And I think it looks really cool.
I will say, Jason, you can probably tell,
I'm really excited about this trend.
I don't think that either of these phones
are like what this is going to be.
Oh, no, no.
You got to start somewhere, right?
Yeah, and I feel like as well,
these two devices are a lot better
than I expected the
first foldables to be like i was expecting them to look way more like the royal flex buy
than these devices right well i was going to say um you i'm glad you mentioned look because
these devices will ship and it's going to be like a disaster right like they're going to have all
sorts of things wrong with them and that's part of the process i don't think anybody is uh people who act shocked are silly people that you shouldn't
pay attention to when they when it turns out that there are all sorts of issues with these first
generation foldables because uh that's gonna happen but uh but as you pointed out like they
look they look better than then again in two years we'll look at these and we'll be like wow those
were terrible yeah look at those ridiculous hinges Can you even believe they're creases?
Now we have this magic foldable glass
that nobody knew that existed.
There's a really nice, we can put it in the show notes.

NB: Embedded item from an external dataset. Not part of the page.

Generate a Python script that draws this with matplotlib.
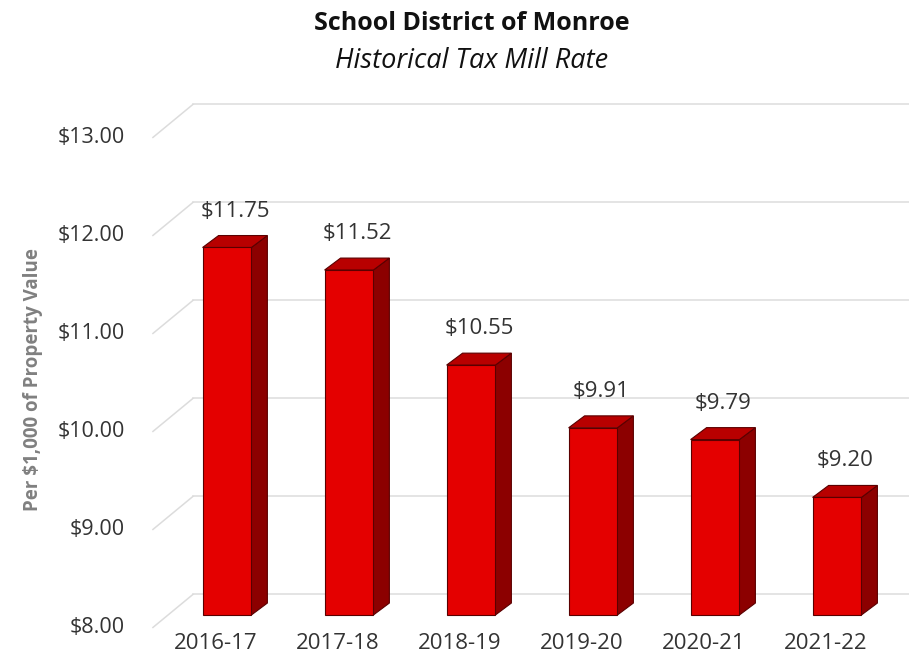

There's a really nice link to a thread on Twitter
by Steven Sanofsky, who of course worked at Microsoft
and has lots of very smart things to say
about technology on Twitter.
And he links in it to a different thread he did,
like, I don't know, a couple of months ago
about foldable phones.
But his point, and it's a point that I made in a in a mac world or no in a tom's guide column a while
back too um you know talking about apple in in the context of this too it's like uh what what
says is very much what we've been saying um it's early days these first products are going to be
ridiculous um there's a software issue i mean he knows this from having been at been at Microsoft when they were trying to put a touch interface in.
Like part of the issue here too is like,
what's Google going to do with Android?
And where is it going to bend over backward
to help its vendors with stuff like this?
Because it does do that sometimes.
Remember, it came out with like ways of doing notches and stuff.
Oh, I 100% believe that one of the next,
that Android Q, one of its things will be
supporting uh flexible displays like like like they did in in pi with notches like they built
exactly a bunch of notch support exactly so so but it's still an open question of like
where do they throw do they throw their weight behind what samsung is doing where there's like
a single screen that becomes two screens or do they put effort into something because if they think that what Huawei is doing has merit
they could for example build it so that you can more easily put you know different status
information on the front and back of the screen when folded or something like that right like
there are things they could do or they could be like, no, we're not gonna support that.
Like when it's folded,
we're just gonna put status on the front
and there's nothing on the back and forget it, right?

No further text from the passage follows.